Test xpdf from command line
Test to see if xpdf is working by running the following command from the command line:
$ /path_to_xpdf/pdftotext -raw file_read.pdf file_write.txt;
Test xpdf from command line using PHP and included test file:
$ cd /path/to/kbp_directory
$ php -r "system('/path_to_xpdf/pdftotext -raw admin/extra/file_extractors/extract_test.pdf file_write.txt');"
Searching in Word 2007/2010, Excel 2007/2010 or Open Office document files
To enable search in .docx, .xslx and .odt documents you need to:
- Install a PHP Zip extension if you do not have one
- You can see if you have it installed in Home -> Setup Tests tab in your KBPublisher installation
Searching in Word 2003 and below files
To enable search in Word documents you need to:
- Install either catdoc or Antiword
- Ensure Settings points to where you installed it
- Ensure that PHP has access to your catdoc directory. Check your open_basedir PHP setting in php.ini.
- Ensure that PHP can run the exec function. Check your disable_functions, safe_mode_exec_dir PHP settings in php.ini.
Install catdoc
Install Antiword
Update the setting to point to catdoc
Once you have installed catdoc, you also need to set the correct path it in the Settings.
- You can find this under Settings menu, Settings -> Admin -> catdoc installation path
- Make sure that this points to the directory where you installed catdoc.
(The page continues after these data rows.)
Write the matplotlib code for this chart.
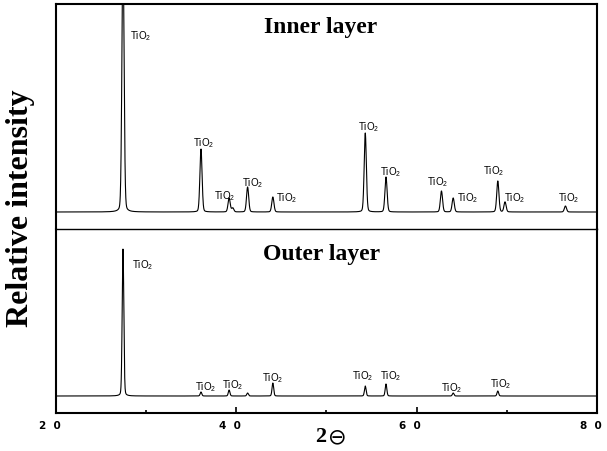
import numpy as np
import matplotlib
matplotlib.use("Agg")
import matplotlib.pyplot as plt
from matplotlib.transforms import ScaledTranslation

plt.rcParams['mathtext.fontset'] = 'custom'
plt.rcParams['mathtext.rm'] = 'Liberation Sans'
plt.rcParams['mathtext.it'] = 'Liberation Sans:italic'

# peak data (2theta, relative height)
inner_pos = [27.43, 36.08, 39.2, 39.6, 41.25, 44.05, 54.3, 56.6, 62.75, 64.05, 69.0, 69.8, 76.5]
inner_int = [260, 63, 14, 4, 25, 15, 79, 35, 21, 14, 31, 10, 6]
outer_pos = [27.43, 36.08, 39.2, 41.25, 44.05, 54.3, 56.6, 64.05, 69.0]
outer_int = [147, 4, 6, 3, 13, 10, 12, 3, 5]

label = "TiO$_2$"
# label anchors (x, y, ha)
inner_labels = [(28.2, 177, 'left'), (36.41, 70, 'center'), (38.74, 17, 'center'),
                (41.85, 30, 'center'), (44.4, 15, 'left'), (54.71, 86, 'center'),
                (57.15, 41, 'center'), (62.36, 31, 'center'), (64.47, 15, 'left'),
                (68.57, 42, 'center'), (69.68, 15, 'left'), (76.9, 15, 'center')]
outer_labels = [(28.43, 132, 'left'), (36.63, 10, 'center'), (39.63, 12, 'center'),
                (44.07, 19, 'center'), (54.05, 21, 'center'), (57.15, 21, 'center'),
                (63.92, 9, 'center'), (69.35, 13, 'center')]

xticks = [20, 40, 60, 80]
xticklabels = ["2  0", "4  0", "6  0", "8  0"]

W, H = 607, 452


def px_axes(l, t, r, b):
    return [l / W, 1 - b / H, (r - l) / W, (b - t) / H]


def pattern(x, pos, inten, sig):
    y = np.zeros_like(x)
    for p, h in zip(pos, inten):
        g = np.exp(-0.5 * ((x - p) / sig) ** 2)
        lor = 1 / (1 + ((x - p) / (sig * 1.2)) ** 2)
        y += h * (0.85 * g + 0.15 * lor)
    return y


x = np.linspace(20, 80, 4000)

fig = plt.figure(figsize=(W / 100, H / 100), dpi=100)
ax_top = fig.add_axes(px_axes(56, 4.5, 597, 230))
ax_bot = fig.add_axes(px_axes(56, 230, 597, 414))

ax_top.plot(x, pattern(x, inner_pos, inner_int, 0.12), color='black', lw=0.8)
ax_bot.plot(x, pattern(x, outer_pos, outer_int, 0.09), color='black', lw=0.8)

ax_top.set_ylim(-17, 208.5)
ax_bot.set_ylim(-17, 167)
for ax in (ax_top, ax_bot):
    ax.set_xlim(20, 80)
    ax.set_yticks([])
    for s in ax.spines.values():
        s.set_linewidth(1.5)

ax_top.spines['bottom'].set_visible(False)
ax_bot.spines['top'].set_linewidth(1.0)
ax_top.set_xticks([])

ax_bot.set_xticks(xticks)
ax_bot.set_xticks([30, 50, 70], minor=True)
ax_bot.tick_params(axis='x', which='major', direction='in', length=4, width=1.2, pad=5)
ax_bot.tick_params(axis='x', which='minor', direction='in', length=2, width=1.2)
ax_bot.set_xticklabels(xticklabels, fontsize=7.5, fontweight='bold', family='DejaVu Sans')
for lab in ax_bot.get_xticklabels():
    lab.set_transform(lab.get_transform() + ScaledTranslation(-0.065, 0, fig.dpi_scale_trans))

for ax, labs in ((ax_top, inner_labels), (ax_bot, outer_labels)):
    for lx, ly, ha in labs:
        ax.text(lx, ly, label, ha=ha, va='center', fontsize=7, family='Liberation Sans')

ax_top.text(49.4, 186, "Inner layer", ha='center', va='center', fontsize=17,
            fontweight='bold', family='Liberation Serif')
ax_bot.text(49.4, 142, "Outer layer", ha='center', va='center', fontsize=17,
            fontweight='bold', family='Liberation Serif')

fig.text(21 / W, 1 - 208 / H, "Relative intensity", rotation=90, ha='center', va='center',
         fontsize=23, fontweight='bold', family='Liberation Serif')
# x label: bold serif "2" followed by the circled-bar theta glyph
fig.text(326 / W, 1 - 437 / H, "2", ha='right', va='center', fontsize=16,
         fontweight='bold', family='Liberation Serif')
fig.text(328 / W, 1 - 437 / H, "\u2296", ha='left', va='center', fontsize=16,
         family='DejaVu Sans')

fig.savefig("out.png", dpi=100)
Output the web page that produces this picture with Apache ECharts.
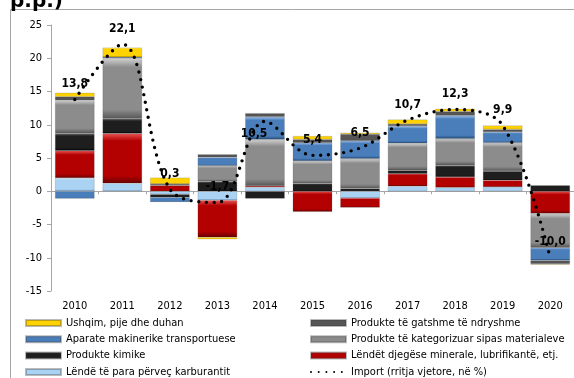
<!DOCTYPE html>
<html>
<head>
<meta charset="utf-8">
<script src="https://cdn.jsdelivr.net/npm/echarts@6/dist/echarts.min.js"></script>
<style>
  html, body { margin: 0; padding: 0; background: #ffffff; }
  #chart { width: 574px; height: 378px; }
</style>
</head>
<body>
<div id="chart"></div>
<script>
// Categories
const years = ['2010', '2011', '2012', '2013', '2014', '2015', '2016', '2017', '2018', '2019', '2020'];

// Contributions by product group (stacked from the bottom up in this order)
const lendeTePara   = [2.0, 1.2, -0.45, -1.35, 0.6, 0.0, -1.0, 0.75, 0.55, 0.65, 0.0];
const lendetDjegese = [4.1, 7.5, 0.85, -5.55, 0.2, -3.1, -1.45, 1.9, 1.6, 1.0, -3.35];
const produkteKimike = [2.6, 2.2, -0.45, 1.45, -1.1, 1.15, 0.4, 0.5, 1.75, 1.4, 0.9];
const produkteKategorizuar = [5.0, 9.1, 0.0, 2.4, 7.0, 3.4, 4.5, 4.05, 4.0, 4.25, -5.15];
const aparateMakinerike = [-1.1, 0.15, -0.7, 1.25, 3.4, 2.75, 2.7, 2.6, 3.5, 1.6, -1.9];
const produkteGatshme = [0.5, 0.0, 0.25, 0.45, 0.5, 0.5, 1.0, 0.3, 0.6, 0.4, -0.5];
const ushqimPije = [0.6, 1.45, 0.95, -0.3, 0.0, 0.5, 0.2, 0.7, 0.4, 0.6, -0.1];

// Annual import growth, %
const importRritja = [13.8, 22.1, 0.3, -1.7, 10.5, 5.4, 6.5, 10.7, 12.3, 9.9, -10.0];

// Axis ticks
const yMin = -15, yMax = 25, yStep = 5;

const FONT = '"DejaVu Sans Condensed", "DejaVu Sans", sans-serif';

function bevel(light, base, dark) {
  return {
    type: 'linear', x: 0, y: 0, x2: 0, y2: 1,
    colorStops: [
      { offset: 0, color: light },
      { offset: 0.15, color: base },
      { offset: 0.85, color: base },
      { offset: 1, color: dark }
    ]
  };
}

const groups = [
  { name: 'Lëndë të para përveç karburantit', data: lendeTePara, c: bevel('#e8f4ff', '#a9d2f3', '#6f98c0') },
  { name: 'Lëndët djegëse minerale, lubrifikantë, etj.', data: lendetDjegese, c: bevel('#ec5555', '#b30000', '#6a0000') },
  { name: 'Produkte kimike', data: produkteKimike, c: bevel('#707070', '#1e1e1e', '#000000') },
  { name: 'Produkte të kategorizuar sipas materialeve', data: produkteKategorizuar, c: bevel('#d2d2d2', '#8c8c8c', '#555555') },
  { name: 'Aparate makinerike transportuese', data: aparateMakinerike, c: bevel('#a2c4ee', '#4a7ebb', '#244b78') },
  { name: 'Produkte të gatshme të ndryshme', data: produkteGatshme, c: bevel('#9a9a9a', '#555555', '#2a2a2a') },
  { name: 'Ushqim, pije dhe duhan', data: ushqimPije, c: bevel('#fff596', '#ffd200', '#b08c00') }
];

const barSeries = groups.map(g => ({
  name: g.name,
  type: 'bar',
  stack: 'total',
  xAxisIndex: 0,
  barCategoryGap: '17%',
  data: g.data,
  itemStyle: { color: g.c, borderColor: 'rgba(60,60,60,0.35)', borderWidth: 0.5 },
  emphasis: { disabled: true }
}));

const labelCfg = importRritja.map((v, i) => {
  const item = { value: v };
  if (i === 4) {
    item.label = { position: 'bottom', distance: 6, offset: [-11, 0] };
  }
  return item;
});

const lineSeries = {
  name: 'Import (rritja vjetore, në %)',
  type: 'line',
  xAxisIndex: 0,
  smooth: 0.35,
  symbol: 'circle',
  symbolSize: 1,
  itemStyle: { color: 'rgba(0,0,0,0)' },
  lineStyle: { color: '#000000', width: 3.4, type: [0, 7.7], cap: 'round' },
  data: labelCfg,
  z: 5,
  label: {
    show: true,
    position: 'top',
    distance: 9,
    fontFamily: FONT,
    fontSize: 12,
    fontWeight: 'bold',
    color: '#000000',
    formatter: p => p.value.toFixed(1).replace('.', ',')
  },
  emphasis: { disabled: true }
};

const legendText = { fontFamily: FONT, fontSize: 11, color: '#000000', lineHeight: 14 };
const legendBase = {
  orient: 'vertical', top: 316, height: 70, padding: 0,
  itemWidth: 35, itemHeight: 6, itemGap: 2.3,
  textStyle: legendText
};

const chart = echarts.init(document.getElementById('chart'), null, { renderer: 'canvas' });
chart.setOption({
  animation: false,
  backgroundColor: '#ffffff',
  grid: { left: 51, top: 25, width: 527, height: 266, containLabel: false },
  xAxis: [
    {
      type: 'category',
      data: years,
      position: 'bottom',
      axisLine: { show: false, onZero: false },
      axisTick: { show: false },
      axisLabel: { fontFamily: FONT, fontSize: 11, color: '#000000', margin: 10, interval: 0 }
    },
    {
      type: 'category',
      data: years,
      position: 'top',
      axisLine: { show: true, onZero: true, lineStyle: { color: '#a6a6a6', width: 1 } },
      axisTick: { show: true, inside: true, length: 3, interval: 0, lineStyle: { color: '#a6a6a6' } },
      axisLabel: { show: false }
    }
  ],
  yAxis: {
    type: 'value',
    min: yMin,
    max: yMax,
    interval: yStep,
    axisLine: { show: true, lineStyle: { color: '#a6a6a6' } },
    axisTick: { show: true, length: 4, lineStyle: { color: '#a6a6a6' } },
    splitLine: { show: false },
    axisLabel: { fontFamily: FONT, fontSize: 11, color: '#000000', margin: 9 }
  },
  legend: [
    Object.assign({}, legendBase, {
      left: 25,
      data: [
        { name: 'Ushqim, pije dhe duhan', icon: 'rect' },
        { name: 'Aparate makinerike transportuese', icon: 'rect' },
        { name: 'Produkte kimike', icon: 'rect' },
        { name: 'Lëndë të para përveç karburantit', icon: 'rect' }
      ]
    }),
    Object.assign({}, legendBase, {
      left: 310,
      data: [
        { name: 'Produkte të gatshme të ndryshme', icon: 'rect' },
        { name: 'Produkte të kategorizuar sipas materialeve', icon: 'rect' },
        { name: 'Lëndët djegëse minerale, lubrifikantë, etj.', icon: 'rect' },
        { name: 'Import (rritja vjetore, në %)' }
      ]
    })
  ],
  graphic: [
    {
      type: 'rect', silent: true, z: -10,
      shape: { x: 10.5, y: 9.5, width: 700, height: 500 },
      style: { fill: 'none', stroke: '#a6a6a6', lineWidth: 1 }
    },
    {
      type: 'text', silent: true,
      style: { text: 'p.p.)', x: 10, y: 12, fill: '#000000', font: 'bold 20px "DejaVu Sans", sans-serif', textVerticalAlign: 'bottom' }
    }
  ],
  series: barSeries.concat([lineSeries])
});
</script>
</body>
</html>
For example: /usr/local/bin/ or c:/wwwroot/catdoc/
- When you click "Save", test pdf file will be parsed/indexed and error occurs if it failed.
Test catdoc from command line
Test to see if catdoc is working by running the following command from the command line:
$ /path_to_catdoc/catdoc -w file_read.doc;
Test catdoc from command line using PHP and included test file:
$ cd /path/to/kbp_directory
$ php -r "system('/path_to_catdoc/catdoc -w admin/extra/file_extractors/extract_test.doc');"
Test antiword from command line
Test to see if antiword is working by running the following command from the command line:
$ /path_to_ antiword/antiword -t file_read.doc;
Test antiword from command line using PHP and included test file:
$ cd /path/to/kbp_directory
$ php -r "system('/path_to_ antiword/antiword -t admin/extra/file_extractors/extract_test.doc');"
Turning PDF or Word search off
If you don't want to allow searching on PDF or Word documents, change the setting in XPDF installation path or catdoc installation path to OFF.